Sanjeev Aggarwal (born 1970) is an Indian businessman. He is the founder of energy company Amplus Solar, acquired 100% in 2019 by Petronas for US$391 million, for which he was the former CEO. He exited Amplus in 2022 and founded Renewable Energy and Decarbonization platform Hexa Climate in 2023. As in May 2024, he is acting as the Executive Chairman at Hexa Climate. Hexa's group firms are present in over seven countries, including Japan, Malaysia, Taiwan, South Korea, Singapore, Philippines, and now in India. Sanjeev also received the Federation of Indian Chambers of Commerce and Industry young leaders award in 2013.

== Personal life and education ==
Aggarwal studied mechanical engineering from Jamia Millia Islamia, New Delhi. He holds a Postgraduate Diploma in Management (PGDM, equivalent to MBA) from Indian Institute of Management, Ahmedabad.

== Career ==
Prior to starting Hexa Climate, Sanjeev was the founder, MD & CEO of green energy company Amplus Solar. Before Amplus Energy, Aggarwal worked at AES India, the Indian subsidiary of the US fortune 200 company AES Corporation. At AES, Aggarwal was involved in the development of AES's bulk capacity greenfield project, a 1200 MW electricity plant with a combined captive coalmine in Chhattisgarh. After Aggarwal's departure from AES in March 2010, he tried multiple businesses which almost led him to becoming insolvent, they included bidding for hydrocarbon blocks (no blocks were awarded), setting up a gas plant (gas turned out to be a poor business).

Aggarwal started Amplus Energy Solutions in 2010, got the first solar rooftop contract in 2013 and raised crore (equivalent to US$400,000 in 2023) from family and friends. In 2015 he secured an investment of US$150 million in equity funding from I Squared Capital, an American investing company.
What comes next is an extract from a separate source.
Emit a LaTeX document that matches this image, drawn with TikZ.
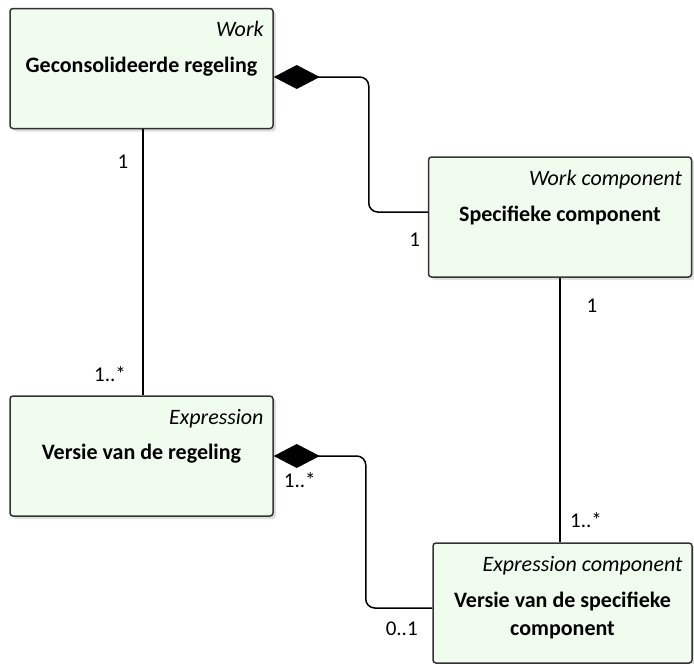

As of 2017, Amplus is one of the largest companies in the OPEX project development space according to Bridge To India, a consultancy and knowledge services provider specialising in renewable energy. In 2019, Amplus was acquired 100% by Petronas for US$391 million (about ₹2700 Crore); Aggarwal continued as CEO. Aggarwal and his company have been the subject of a case study by Indian Institute of Management, Ahmedabad.

Aggarwal writes articles on various industry blogs and newspapers such as LiveMint and VCCircle's Infracircle. He is on various industry committees, including on the Infrastructure Power Committee of the American Chamber of Commerce in India (AmCham India), India Electricity 2009 Advisory Council, and the Federation of Indian Chambers of Commerce and Industry Power Committee.

== Awards and recognition ==
Aggarwal received the Federation of Indian Chambers of Commerce and Industry (FICCI) young leaders award in 2013. In 2017 he was listed in Solar Quarter magazine's 100 most powerful leaders in the Solar Industry.

Aggarwal received the Jury Recognition award – Individual Excellence at the Renewable Energy India (REI) 2019 held at IEML, Greater Noida in September 2019. The auditorium where the award felicitation ceremony happened was powered by Amplus Solar's 2 MW Rooftop Solar Plant.

Aggarwal has been chosen as one of the 100 Most Powerful Solar Business Leaders in the Indian PV Market and has also featured in the Power100 Map of year 2019 at the Solar Quarter's 3rd Edition of Powerful Solar Business Leaders.